Task description: Transcribe every entry below word for word, but skip the pictures.
-- START Material for this exercise --
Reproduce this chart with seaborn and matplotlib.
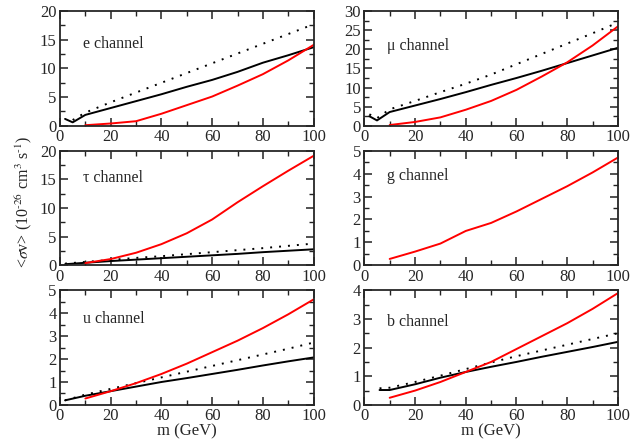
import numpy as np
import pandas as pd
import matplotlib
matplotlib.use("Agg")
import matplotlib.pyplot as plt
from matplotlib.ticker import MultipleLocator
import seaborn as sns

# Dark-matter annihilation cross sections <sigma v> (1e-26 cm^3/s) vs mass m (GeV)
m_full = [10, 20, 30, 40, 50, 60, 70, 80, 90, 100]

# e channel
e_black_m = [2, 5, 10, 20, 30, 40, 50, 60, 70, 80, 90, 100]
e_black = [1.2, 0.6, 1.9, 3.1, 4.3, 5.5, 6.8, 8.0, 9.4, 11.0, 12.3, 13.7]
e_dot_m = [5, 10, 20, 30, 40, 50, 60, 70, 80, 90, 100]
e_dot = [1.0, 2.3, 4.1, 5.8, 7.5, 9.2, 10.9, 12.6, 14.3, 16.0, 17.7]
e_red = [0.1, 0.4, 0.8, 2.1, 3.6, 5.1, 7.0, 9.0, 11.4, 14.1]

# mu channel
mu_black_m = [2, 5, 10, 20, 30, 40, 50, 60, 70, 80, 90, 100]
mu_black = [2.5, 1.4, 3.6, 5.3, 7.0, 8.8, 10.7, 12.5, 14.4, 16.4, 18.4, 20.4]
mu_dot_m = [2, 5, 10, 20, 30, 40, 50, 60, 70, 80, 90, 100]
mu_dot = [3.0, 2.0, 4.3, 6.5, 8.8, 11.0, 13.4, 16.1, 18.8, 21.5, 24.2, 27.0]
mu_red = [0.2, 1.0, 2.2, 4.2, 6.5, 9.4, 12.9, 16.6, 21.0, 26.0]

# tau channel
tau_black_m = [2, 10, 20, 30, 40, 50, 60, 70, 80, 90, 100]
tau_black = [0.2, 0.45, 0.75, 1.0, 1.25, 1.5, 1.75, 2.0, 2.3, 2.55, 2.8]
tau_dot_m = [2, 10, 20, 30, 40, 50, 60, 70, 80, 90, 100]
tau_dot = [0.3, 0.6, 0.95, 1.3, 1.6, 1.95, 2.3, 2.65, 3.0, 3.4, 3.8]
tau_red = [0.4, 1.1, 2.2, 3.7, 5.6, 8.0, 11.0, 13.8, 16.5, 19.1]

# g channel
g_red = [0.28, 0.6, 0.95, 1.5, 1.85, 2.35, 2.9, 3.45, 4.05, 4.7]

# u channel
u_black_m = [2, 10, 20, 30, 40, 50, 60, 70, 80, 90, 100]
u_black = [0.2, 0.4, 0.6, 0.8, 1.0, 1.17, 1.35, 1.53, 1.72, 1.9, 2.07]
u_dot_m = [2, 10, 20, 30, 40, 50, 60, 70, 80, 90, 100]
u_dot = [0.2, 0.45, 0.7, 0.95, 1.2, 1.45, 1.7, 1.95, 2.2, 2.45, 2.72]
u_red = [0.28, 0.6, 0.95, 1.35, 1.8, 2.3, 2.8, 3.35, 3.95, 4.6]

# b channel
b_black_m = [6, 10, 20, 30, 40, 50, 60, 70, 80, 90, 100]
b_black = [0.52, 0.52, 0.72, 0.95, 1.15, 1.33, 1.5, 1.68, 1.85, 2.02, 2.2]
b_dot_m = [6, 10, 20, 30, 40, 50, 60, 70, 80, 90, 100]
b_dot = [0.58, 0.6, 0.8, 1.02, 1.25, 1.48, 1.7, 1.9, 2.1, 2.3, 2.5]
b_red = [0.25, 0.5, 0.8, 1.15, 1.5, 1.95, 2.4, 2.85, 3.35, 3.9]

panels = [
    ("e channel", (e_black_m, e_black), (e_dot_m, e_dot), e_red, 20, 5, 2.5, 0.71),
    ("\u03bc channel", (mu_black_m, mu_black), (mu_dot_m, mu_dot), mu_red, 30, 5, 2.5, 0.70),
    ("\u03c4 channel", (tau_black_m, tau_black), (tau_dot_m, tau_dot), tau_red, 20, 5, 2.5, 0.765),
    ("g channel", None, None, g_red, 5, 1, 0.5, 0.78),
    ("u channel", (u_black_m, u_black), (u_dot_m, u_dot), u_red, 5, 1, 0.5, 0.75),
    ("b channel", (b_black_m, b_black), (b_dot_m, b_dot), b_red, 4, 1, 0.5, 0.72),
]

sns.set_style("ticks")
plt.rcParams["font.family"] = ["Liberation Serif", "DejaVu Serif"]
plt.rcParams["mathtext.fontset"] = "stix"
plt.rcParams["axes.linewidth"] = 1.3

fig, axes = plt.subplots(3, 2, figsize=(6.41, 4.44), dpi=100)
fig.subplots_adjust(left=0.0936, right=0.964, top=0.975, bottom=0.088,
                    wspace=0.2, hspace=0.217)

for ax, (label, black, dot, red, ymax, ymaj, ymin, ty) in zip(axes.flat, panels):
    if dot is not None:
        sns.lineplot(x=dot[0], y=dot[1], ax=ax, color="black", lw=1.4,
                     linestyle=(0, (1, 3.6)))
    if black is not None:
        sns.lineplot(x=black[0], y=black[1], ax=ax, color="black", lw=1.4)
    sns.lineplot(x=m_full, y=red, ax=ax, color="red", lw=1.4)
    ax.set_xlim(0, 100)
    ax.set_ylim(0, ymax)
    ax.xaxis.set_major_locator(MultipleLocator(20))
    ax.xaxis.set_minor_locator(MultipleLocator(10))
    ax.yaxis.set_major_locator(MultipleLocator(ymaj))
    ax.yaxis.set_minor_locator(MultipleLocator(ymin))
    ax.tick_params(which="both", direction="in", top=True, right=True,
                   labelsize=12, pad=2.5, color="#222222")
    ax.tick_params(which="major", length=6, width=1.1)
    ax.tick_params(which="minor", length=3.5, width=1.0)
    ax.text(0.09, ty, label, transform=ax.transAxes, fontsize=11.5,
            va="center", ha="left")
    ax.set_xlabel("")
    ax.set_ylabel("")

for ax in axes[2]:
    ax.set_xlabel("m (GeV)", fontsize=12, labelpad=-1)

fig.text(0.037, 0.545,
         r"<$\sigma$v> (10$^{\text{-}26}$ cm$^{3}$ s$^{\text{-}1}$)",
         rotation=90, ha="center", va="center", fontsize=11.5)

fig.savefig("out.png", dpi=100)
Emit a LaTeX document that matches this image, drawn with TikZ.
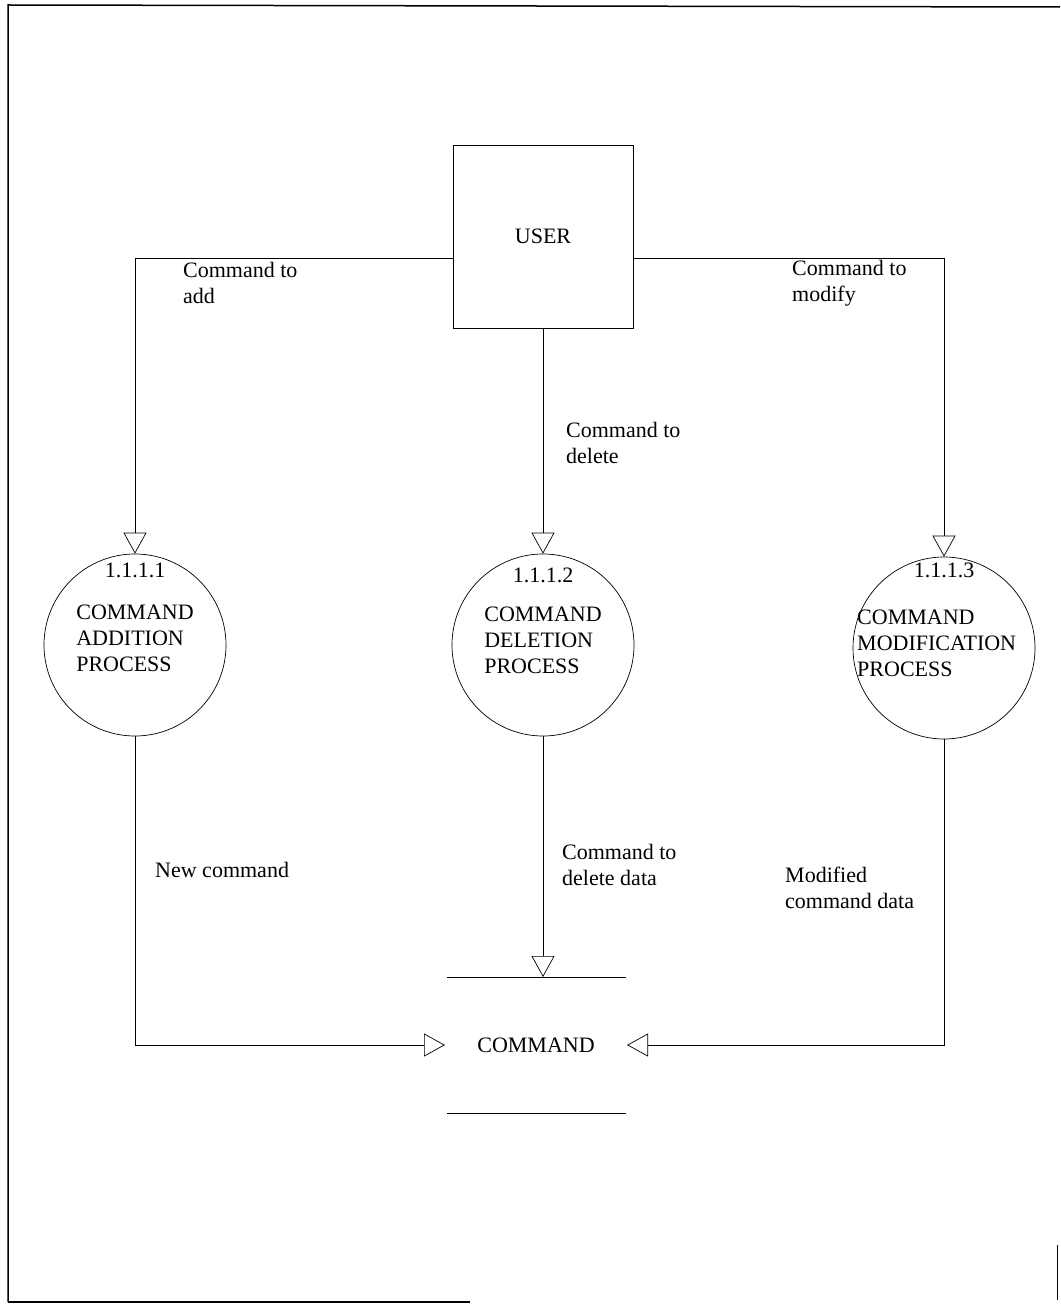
-- END Material for this exercise --
Solution for this exercise:
Reproduce this chart with seaborn and matplotlib.
import numpy as np
import pandas as pd
import matplotlib
matplotlib.use("Agg")
import matplotlib.pyplot as plt
from matplotlib.ticker import MultipleLocator
import seaborn as sns

# Dark-matter annihilation cross sections <sigma v> (1e-26 cm^3/s) vs mass m (GeV)
m_full = [10, 20, 30, 40, 50, 60, 70, 80, 90, 100]

# e channel
e_black_m = [2, 5, 10, 20, 30, 40, 50, 60, 70, 80, 90, 100]
e_black = [1.2, 0.6, 1.9, 3.1, 4.3, 5.5, 6.8, 8.0, 9.4, 11.0, 12.3, 13.7]
e_dot_m = [5, 10, 20, 30, 40, 50, 60, 70, 80, 90, 100]
e_dot = [1.0, 2.3, 4.1, 5.8, 7.5, 9.2, 10.9, 12.6, 14.3, 16.0, 17.7]
e_red = [0.1, 0.4, 0.8, 2.1, 3.6, 5.1, 7.0, 9.0, 11.4, 14.1]

# mu channel
mu_black_m = [2, 5, 10, 20, 30, 40, 50, 60, 70, 80, 90, 100]
mu_black = [2.5, 1.4, 3.6, 5.3, 7.0, 8.8, 10.7, 12.5, 14.4, 16.4, 18.4, 20.4]
mu_dot_m = [2, 5, 10, 20, 30, 40, 50, 60, 70, 80, 90, 100]
mu_dot = [3.0, 2.0, 4.3, 6.5, 8.8, 11.0, 13.4, 16.1, 18.8, 21.5, 24.2, 27.0]
mu_red = [0.2, 1.0, 2.2, 4.2, 6.5, 9.4, 12.9, 16.6, 21.0, 26.0]

# tau channel
tau_black_m = [2, 10, 20, 30, 40, 50, 60, 70, 80, 90, 100]
tau_black = [0.2, 0.45, 0.75, 1.0, 1.25, 1.5, 1.75, 2.0, 2.3, 2.55, 2.8]
tau_dot_m = [2, 10, 20, 30, 40, 50, 60, 70, 80, 90, 100]
tau_dot = [0.3, 0.6, 0.95, 1.3, 1.6, 1.95, 2.3, 2.65, 3.0, 3.4, 3.8]
tau_red = [0.4, 1.1, 2.2, 3.7, 5.6, 8.0, 11.0, 13.8, 16.5, 19.1]

# g channel
g_red = [0.28, 0.6, 0.95, 1.5, 1.85, 2.35, 2.9, 3.45, 4.05, 4.7]

# u channel
u_black_m = [2, 10, 20, 30, 40, 50, 60, 70, 80, 90, 100]
u_black = [0.2, 0.4, 0.6, 0.8, 1.0, 1.17, 1.35, 1.53, 1.72, 1.9, 2.07]
u_dot_m = [2, 10, 20, 30, 40, 50, 60, 70, 80, 90, 100]
u_dot = [0.2, 0.45, 0.7, 0.95, 1.2, 1.45, 1.7, 1.95, 2.2, 2.45, 2.72]
u_red = [0.28, 0.6, 0.95, 1.35, 1.8, 2.3, 2.8, 3.35, 3.95, 4.6]

# b channel
b_black_m = [6, 10, 20, 30, 40, 50, 60, 70, 80, 90, 100]
b_black = [0.52, 0.52, 0.72, 0.95, 1.15, 1.33, 1.5, 1.68, 1.85, 2.02, 2.2]
b_dot_m = [6, 10, 20, 30, 40, 50, 60, 70, 80, 90, 100]
b_dot = [0.58, 0.6, 0.8, 1.02, 1.25, 1.48, 1.7, 1.9, 2.1, 2.3, 2.5]
b_red = [0.25, 0.5, 0.8, 1.15, 1.5, 1.95, 2.4, 2.85, 3.35, 3.9]

panels = [
    ("e channel", (e_black_m, e_black), (e_dot_m, e_dot), e_red, 20, 5, 2.5, 0.71),
    ("\u03bc channel", (mu_black_m, mu_black), (mu_dot_m, mu_dot), mu_red, 30, 5, 2.5, 0.70),
    ("\u03c4 channel", (tau_black_m, tau_black), (tau_dot_m, tau_dot), tau_red, 20, 5, 2.5, 0.765),
    ("g channel", None, None, g_red, 5, 1, 0.5, 0.78),
    ("u channel", (u_black_m, u_black), (u_dot_m, u_dot), u_red, 5, 1, 0.5, 0.75),
    ("b channel", (b_black_m, b_black), (b_dot_m, b_dot), b_red, 4, 1, 0.5, 0.72),
]

sns.set_style("ticks")
plt.rcParams["font.family"] = ["Liberation Serif", "DejaVu Serif"]
plt.rcParams["mathtext.fontset"] = "stix"
plt.rcParams["axes.linewidth"] = 1.3

fig, axes = plt.subplots(3, 2, figsize=(6.41, 4.44), dpi=100)
fig.subplots_adjust(left=0.0936, right=0.964, top=0.975, bottom=0.088,
                    wspace=0.2, hspace=0.217)

for ax, (label, black, dot, red, ymax, ymaj, ymin, ty) in zip(axes.flat, panels):
    if dot is not None:
        sns.lineplot(x=dot[0], y=dot[1], ax=ax, color="black", lw=1.4,
                     linestyle=(0, (1, 3.6)))
    if black is not None:
        sns.lineplot(x=black[0], y=black[1], ax=ax, color="black", lw=1.4)
    sns.lineplot(x=m_full, y=red, ax=ax, color="red", lw=1.4)
    ax.set_xlim(0, 100)
    ax.set_ylim(0, ymax)
    ax.xaxis.set_major_locator(MultipleLocator(20))
    ax.xaxis.set_minor_locator(MultipleLocator(10))
    ax.yaxis.set_major_locator(MultipleLocator(ymaj))
    ax.yaxis.set_minor_locator(MultipleLocator(ymin))
    ax.tick_params(which="both", direction="in", top=True, right=True,
                   labelsize=12, pad=2.5, color="#222222")
    ax.tick_params(which="major", length=6, width=1.1)
    ax.tick_params(which="minor", length=3.5, width=1.0)
    ax.text(0.09, ty, label, transform=ax.transAxes, fontsize=11.5,
            va="center", ha="left")
    ax.set_xlabel("")
    ax.set_ylabel("")

for ax in axes[2]:
    ax.set_xlabel("m (GeV)", fontsize=12, labelpad=-1)

fig.text(0.037, 0.545,
         r"<$\sigma$v> (10$^{\text{-}26}$ cm$^{3}$ s$^{\text{-}1}$)",
         rotation=90, ha="center", va="center", fontsize=11.5)

fig.savefig("out.png", dpi=100)
Emit a LaTeX document that matches this image, drawn with TikZ.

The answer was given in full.